Lawrence Love Column

Zach Patrick-Riley

Lately, thoughts of relapsing have been on my mind. Relapsing — in the context of dating — means to get back together with an ex-partner. Most of us have done it, or at least thought about it at one time or another. I, to be honest, have relapsed a few times, but for those who haven’t fallen to temptation, or are looking to wipe the slate totally clean, allow me to offer some strategies to avoid the poor life choice known as the “Back Together Relapse”.
First, avoid listening to songs that you used to listen to or remind you of your ex. Music has a way of bringing out the most sensitive feelings. Staying in your dorm room on a Friday night because you’re listening to “Oh Mandy,” replacing “Mandy” with your last girlfriend’s name, is kinda cute — but definitely not a good idea.
Drunk dialing is another mistake. Don’t let a few beers convince you to call an old flame. Alcohol tends to be a catalyst for saying many things you probably shouldn’t say. It can also easily cause people to feel more lonely and sad, leading to memories of better times, which eventually leads to picking up that phone. Don’t do it.

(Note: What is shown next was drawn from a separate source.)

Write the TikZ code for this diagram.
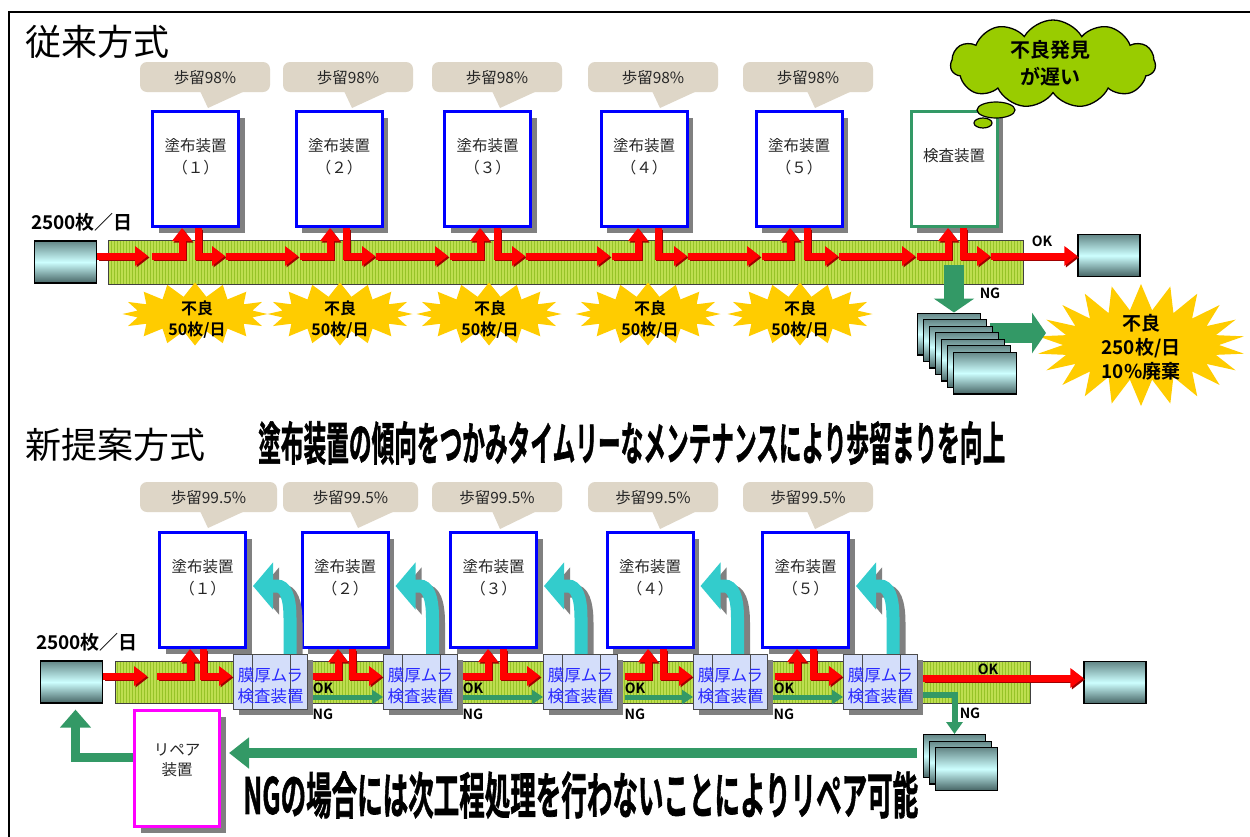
\documentclass[tikz,border=0pt]{standalone}
\usepackage{fontspec}
\setmainfont{Noto Sans CJK JP}[BoldFont={Noto Sans CJK JP Bold}]
\newfontfamily\heavy{Noto Sans CJK JP Bold}[FakeBold=1.5]
\usetikzlibrary{arrows.meta,shapes.symbols,shadows,patterns,calc}
\definecolor{beige}{RGB}{222,214,199}
\definecolor{cblue}{RGB}{0,0,255}
\definecolor{igreen}{RGB}{51,153,102}
\definecolor{beltc}{RGB}{190,222,80}
\definecolor{beltd}{RGB}{150,195,40}
\definecolor{cloudg}{RGB}{153,204,0}
\definecolor{staryel}{RGB}{255,204,0}
\definecolor{cyanc}{RGB}{51,204,204}
\definecolor{shgray}{RGB}{128,128,128}
\definecolor{insfill}{RGB}{212,222,250}
\definecolor{instext}{RGB}{40,40,255}
\definecolor{dred}{RGB}{160,0,0}
\definecolor{traytop}{RGB}{100,135,135}
\definecolor{traymid}{RGB}{205,255,255}
\definecolor{traybot}{RGB}{70,100,100}
\definecolor{magentab}{RGB}{255,0,255}
\tikzset{
  boxshadow/.style={drop shadow={shadow xshift=6pt, shadow yshift=-6pt, fill=shgray, opacity=1}},
  coater/.style={draw=cblue, line width=3pt, fill=white, minimum width=86pt, minimum height=115pt, inner sep=0pt, boxshadow},
  inspbox/.style={coater, draw=igreen},
  repbox/.style={coater, draw=magentab, minimum width=85pt, minimum height=116pt},
  boxtext/.style={font=\fontsize{15.5}{22}\selectfont, align=center, inner sep=0pt, text=black!85},
  bubtext/.style={font=\fontsize{15.5}{18}\selectfont, inner sep=0pt, text=black!85},
  mura/.style={draw=black!70, line width=1pt, fill=insfill, minimum width=74pt, minimum height=55pt, inner sep=0pt,
     drop shadow={shadow xshift=5pt, shadow yshift=-5pt, fill=shgray, opacity=1}},
  muratext/.style={font=\fontsize{16.5}{21}\selectfont, align=center, inner sep=0pt, text=instext},
  belt/.style={draw=black!75, line width=0.8pt, preaction={fill=beltc}, pattern=vertical lines, pattern color=beltd, inner sep=0pt},
  tray/.style={draw=black, line width=1.2pt, top color=traytop, bottom color=traybot, middle color=traymid, minimum width=62pt, minimum height=42pt, inner sep=0pt},
  title/.style={font=\fontsize{36}{40}\selectfont, anchor=west, inner sep=0pt},
  qty/.style={font=\bfseries\fontsize{19}{20}\selectfont, inner sep=0pt},
  lab/.style={font=\bfseries\fontsize{14}{14}\selectfont, inner sep=0pt},
  starb/.style={starburst, fill=staryel, draw=none, minimum width=145pt, minimum height=63pt, starburst points=16, starburst point height=14pt, random starburst=0, inner sep=0pt},
  startext/.style={font=\bfseries\fontsize{16}{21}\selectfont, align=center, inner sep=0pt},
  redarr/.style={draw=red, line width=7pt, -{Triangle[length=13pt,width=19pt]}},
  redsh/.style={redarr, draw=dred, transform canvas={xshift=1.5pt,yshift=-1.5pt}},
  gok/.style={draw=igreen, line width=5pt, -{Triangle[length=11pt,width=14pt]}},
  gng/.style={draw=igreen, line width=6pt, -{Triangle[length=12pt,width=16pt]}},
  gbig/.style={draw=igreen, line width=10pt, -{Triangle[length=20pt,width=30pt]}},
  gret/.style={draw=igreen, line width=9pt, -{Triangle[length=18pt,width=30pt]}},
  gblock/.style={draw=igreen, line width=20pt, -{Triangle[length=14pt,width=40pt]}},
  cyanA/.style={draw=cyanc, line width=13pt, -{Triangle[length=20pt,width=46pt]}},
  cyanS/.style={cyanA, draw=shgray, transform canvas={xshift=6pt,yshift=-5pt}},
}
% speech bubble: name, x1, x2, y1, y2, text, tipx, tipy
\newcommand\bubble[8]{%
  \fill[beige, rounded corners=7pt] (#2,#4) rectangle (#3,#5);
  \fill[beige] ({#7-8},{#5-1}) -- (#7,#8) -- ({#7+37},{#5-1}) -- cycle;
  \node[bubtext] (#1) at ({(#2+#3)/2},{(#4+#5)/2+1}) {#6};
}
\newcommand\redpath[1]{\draw[redsh] #1; \draw[redarr] #1;}
% machine routing: node, belt y, start x, up x, down x, end x
\newcommand\machine[6]{%
  \coordinate (#1-in) at (#3,#2);
  \coordinate (#1-up) at (#4,#2);
  \coordinate (#1-dn) at (#5,#2);
  \coordinate (#1-out) at (#6,#2);
  \redpath{(#1-in) -| (#1-up |- #1.south)}
  \redpath{(#1-dn |- #1.south) |- (#1-out)}
}
% cyan feedback arrow: inspection node, coater node
\newcommand\cyanpath[1]{(#1-c0) -- ($(#1-c0)+(0,-36)$) .. controls ($(#1-c0)+(0,-58)$) and ($(#1-ct)+(32,0)$) .. ($(#1-ct)+(24,0)$) -- (#1-ct)}
\newcommand\feedback[2]{%
  \coordinate (#1-cx) at ($(#2.east)+(43,0)$);
  \coordinate (#1-c0) at (#1-cx |- #1.north);
  \coordinate (#1-ct) at ($(#2.east)+(6,-4)$);
  \draw[cyanS] \cyanpath{#1};
  \draw[cyanA] \cyanpath{#1};
}
\begin{document}
\begin{tikzpicture}[x=1pt,y=-1pt]
\useasboundingbox (0,0) rectangle (1250,836);
\fill[white] (0,0) rectangle (1250,836);
\draw[line width=2pt] (1252,12) -- (9,12) -- (9,838);

% ================= 従来方式 =================
\node[title] (ttl1) at (25,42) {従来方式};
\node[qty] (q1) at (82,222) {2500枚／日};

\node[belt, minimum width=915pt, minimum height=44pt] (belt1) at (565.5,262) {};
\node[tray] (src1) at (65.5,262) {};
\node[tray] (dst1) at (1109,255.5) {};

\bubble{c1}{140}{270}{62}{92}{歩留98\%}{208}{108}
\bubble{c2}{283}{413}{62}{92}{歩留98\%}{352}{108}
\bubble{c3}{432}{562}{62}{92}{歩留98\%}{500}{108}
\bubble{c4}{588}{718}{62}{92}{歩留98\%}{660}{108}
\bubble{c5}{743}{873}{62}{92}{歩留98\%}{815}{108}

\node[coater] (t1) at (195.5,169) {};
\node[coater] (t2) at (339,169) {};
\node[coater] (t3) at (487.5,169) {};
\node[coater] (t4) at (644,169) {};
\node[coater] (t5) at (799,169) {};
\node[inspbox] (ti) at (954,169) {};
\node[boxtext] (t1x) at ($(t1.north)+(0,47)$) {塗布装置\\（１）};
\node[boxtext] (t2x) at ($(t2.north)+(0,47)$) {塗布装置\\（２）};
\node[boxtext] (t3x) at ($(t3.north)+(0,47)$) {塗布装置\\（３）};
\node[boxtext] (t4x) at ($(t4.north)+(0,47)$) {塗布装置\\（４）};
\node[boxtext] (t5x) at ($(t5.north)+(0,47)$) {塗布装置\\（５）};
\node[boxtext] (tix) at ($(ti.north)+(0,46)$) {検査装置};

% cloud
\node[cloud, cloud puffs=11, cloud puff arc=120, aspect=2.3, fill=cloudg, draw=black, line width=1.3pt,
      minimum width=205pt, minimum height=88pt, inner sep=0pt] (cl) at (1053,64) {};
\filldraw[fill=cloudg, draw=black, line width=1.2pt] (996,110) ellipse [x radius=19pt, y radius=8pt];
\filldraw[fill=cloudg, draw=black, line width=1.2pt] (983,123) ellipse [x radius=9pt, y radius=5pt];
\node[font=\bfseries\fontsize{20}{27}\selectfont, align=center, inner sep=0pt] (clx) at (1050,63) {不良発見\\が遅い};

% stars
\node[starb] (s1) at (195,314) {};
\node[starb] (s2) at (340,314) {};
\node[starb] (s3) at (489,314) {};
\node[starb] (s4) at (648,314) {};
\node[starb] (s5) at (800,314) {};
\node[startext] (s1x) at (197,320) {不良\\50枚/日};
\node[startext] (s2x) at (340,320) {不良\\50枚/日};
\node[startext] (s3x) at (490,320) {不良\\50枚/日};
\node[startext] (s4x) at (650,320) {不良\\50枚/日};
\node[startext] (s5x) at (800,320) {不良\\50枚/日};

\node[starb, minimum width=208pt, minimum height=122pt, starburst points=22, starburst point height=26pt] (sbig) at (1141,345) {};
\node[startext, font=\bfseries\fontsize{19}{24}\selectfont] (sbigx) at (1141,347) {不良\\250枚/日\\10\%廃棄};

% NG flow top
\coordinate (gdn) at (954,265);
\coordinate (grt) at (990,333);
\draw[gblock] (grt) -- (1046,333);
\foreach \k in {0,...,6} {
  \node[tray, minimum width=62.8pt, minimum height=41.8pt] (ts\k) at ({949+6*\k},{334+6.5*\k}) {};
}
\draw[gblock] (gdn) -- (gdn |- ts0.north);

% red flow top
\machine{t1}{256}{152}{182}{198}{225}
\machine{t2}{256}{300}{330}{346}{375}
\machine{t3}{256}{450}{480}{497}{525}
\machine{t4}{256}{612}{638}{658}{687}
\machine{t5}{256}{762}{790}{807}{838}
\machine{ti}{256}{917}{948}{963}{990}
\redpath{(src1.east |- t1-in) -- ([xshift=-4pt]t1-in)}
\redpath{([xshift=1pt]t1-out) -- ([xshift=-2pt]t2-in)}
\redpath{([xshift=1pt]t2-out) -- ([xshift=-2pt]t3-in)}
\redpath{([xshift=1pt]t3-out) -- ([xshift=-2pt]t4-in)}
\redpath{([xshift=1pt]t4-out) -- ([xshift=-2pt]t5-in)}
\redpath{([xshift=1pt]t5-out) -- ([xshift=-2pt]ti-in)}
\redpath{([xshift=1pt]ti-out) -- (ti-out -| dst1.west)}
\node[lab] (okt) at (1042,241) {OK};
\node[lab] (ngt) at (990,293) {NG};

% ================= 新提案方式 =================
\node[title] (ttl2) at (25,445) {新提案方式};
\node[anchor=west, inner sep=0pt] (ban1) at (258,443)
  {\resizebox{747pt}{\height}{\heavy\fontsize{46}{50}\selectfont 塗布装置の傾向をつかみタイムリーなメンテナンスにより歩留まりを向上}};
\node[qty] (q2) at (87,642) {2500枚／日};

\node[belt, minimum width=915pt, minimum height=42pt] (belt2) at (572.5,682) {};
\node[tray] (src2) at (71.5,682) {};
\node[tray] (dst2) at (1115,682.5) {};

\bubble{d1}{140}{277}{482}{512}{歩留99.5\%}{208}{528}
\bubble{d2}{283}{418}{482}{512}{歩留99.5\%}{358}{528}
\bubble{d3}{432}{562}{482}{512}{歩留99.5\%}{500}{529}
\bubble{d4}{588}{718}{482}{512}{歩留99.5\%}{660}{529}
\bubble{d5}{743}{873}{482}{512}{歩留99.5\%}{815}{529}

\node[coater] (b1) at (202.5,590) {};
\node[coater] (b2) at (345,590) {};
\node[coater] (b3) at (493.5,590) {};
\node[coater] (b4) at (650,590) {};
\node[coater] (b5) at (805.5,590) {};
\node[boxtext] (b1x) at ($(b1.north)+(0,47)$) {塗布装置\\（１）};
\node[boxtext] (b2x) at ($(b2.north)+(0,47)$) {塗布装置\\（２）};
\node[boxtext] (b3x) at ($(b3.north)+(0,47)$) {塗布装置\\（３）};
\node[boxtext] (b4x) at ($(b4.north)+(0,47)$) {塗布装置\\（４）};
\node[boxtext] (b5x) at ($(b5.north)+(0,47)$) {塗布装置\\（５）};

\node[repbox, draw=magentab] (rep) at (177,768.5) {};
\node[boxtext, font=\fontsize{15.5}{20}\selectfont] (repx) at ($(rep.center)+(0,-8)$) {リペア\\装置};

% inspection units
\coordinate (m1p) at (270.5,682);
\coordinate (m2p) at (420.5,682);
\coordinate (m3p) at (580.5,682);
\coordinate (m4p) at (730.5,682);
\coordinate (m5p) at (880.5,682);
\path (m1p) node[mura] (m1) {};
\path (m2p) node[mura] (m2) {};
\path (m3p) node[mura] (m3) {};
\path (m4p) node[mura] (m4) {};
\path (m5p) node[mura] (m5) {};
\feedback{m1}{b1}
\feedback{m2}{b2}
\feedback{m3}{b3}
\feedback{m4}{b4}
\feedback{m5}{b5}
\foreach \m in {m1,m2,m3,m4,m5} {
  \path (\m) node[mura] {};
  \draw[black!70, line width=1pt] ([xshift=19pt]\m.north west) -- ([xshift=19pt]\m.south west);
  \draw[black!70, line width=1pt] ([xshift=57pt]\m.north west) -- ([xshift=57pt]\m.south west);
  \node[muratext] at ($(\m.center)+(0,4)$) {膜厚ムラ\\検査装置};
}

% red flow bottom
\machine{b1}{676}{157}{190}{203}{232}
\machine{b2}{676}{313}{338}{352}{382}
\machine{b3}{676}{463}{488}{503}{540}
\machine{b4}{676}{625}{648}{663}{692}
\machine{b5}{676}{775}{797}{813}{842}
\redpath{(src2.east |- b1-in) -- ([xshift=-10pt]b1-in)}
\coordinate (ok5) at (923,678);
\redpath{(ok5) -- (ok5 -| dst2.west)}

% green OK flow
\coordinate (g1) at (313,697);
\coordinate (g2) at (463,697);
\coordinate (g3) at (625,697);
\coordinate (g4) at (773,697);
\draw[gok] (g1) -- (g1 -| m2.west);
\draw[gok] (g2) -- (g2 -| m3.west);
\draw[gok] (g3) -- (g3 -| m4.west);
\draw[gok] (g4) -- (g4 -| m5.west);
\node[lab] (ok1) at (323,688) {OK};
\node[lab] (ng1) at (323,714) {NG};
\node[lab] (ok2) at (473,688) {OK};
\node[lab] (ng2) at (473,714) {NG};
\node[lab] (ok3) at (635,688) {OK};
\node[lab] (ng3) at (635,714) {NG};
\node[lab] (ok4) at (784,688) {OK};
\node[lab] (ng4) at (784,714) {NG};
\node[lab] (ok5l) at (988,669) {OK};
\node[lab] (ng5l) at (970,713) {NG};

% NG trays bottom
\node[tray, minimum width=61.8pt, minimum height=42.8pt] (r0) at (954.5,756) {};
\node[tray, minimum width=61.8pt, minimum height=42.8pt] (r1) at (960.5,762.5) {};
\node[tray, minimum width=61.8pt, minimum height=42.8pt] (r2) at (966.5,769) {};
\coordinate (ng5) at (923,695);
\draw[gng] (ng5) -| (r0.north);

% return flow
\coordinate (ret) at (917,753);
\draw[gbig] (ret) -- ($(ret -| rep.east)+(8,0)$);
\coordinate (rp) at ($(rep.west)+(0,-11)$);
\draw[gret] (rp) -| ($(src2.south)+(4,6)$);

\node[anchor=west, inner sep=0pt] (ban2) at (243,795)
  {\resizebox{675pt}{\height}{\heavy\fontsize{50}{54}\selectfont NGの場合には次工程処理を行わないことによりリペア可能}};
\end{tikzpicture}
\end{document}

My last piece of advice is to focus on your friendships when you are feeling lonely. This applies especially to gentlemen because we don’t like being thought of as weak or vulnerable. Grow up and “man up,” and tell your friends that you’re having a hard time with this breakup. Speak from your heart. They’ll relate, and it will bring you guys closer and make you feel better about the whole situation. Also, if you let them know that you still have feelings but don’t want to relapse, your friends will be able to stand by you on those lonely Friday nights.
Keep in mind, breaking it off with someone you cared about deeply and were comfortable with (a best friend of sorts) doesn’t mean you can’t be close again. You may hate one another and have intense arguments about the relationship and say you never want to speak to each other again. Honestly, some anger is expected; it means you cared. But give it time, and — believe it or not — you can be friends, potentially even close friends, without relapsing.
Breakups are tough, but do your best to be strong. Realize that you broke up for a reason. And remember that there are definitely other fish in the sea.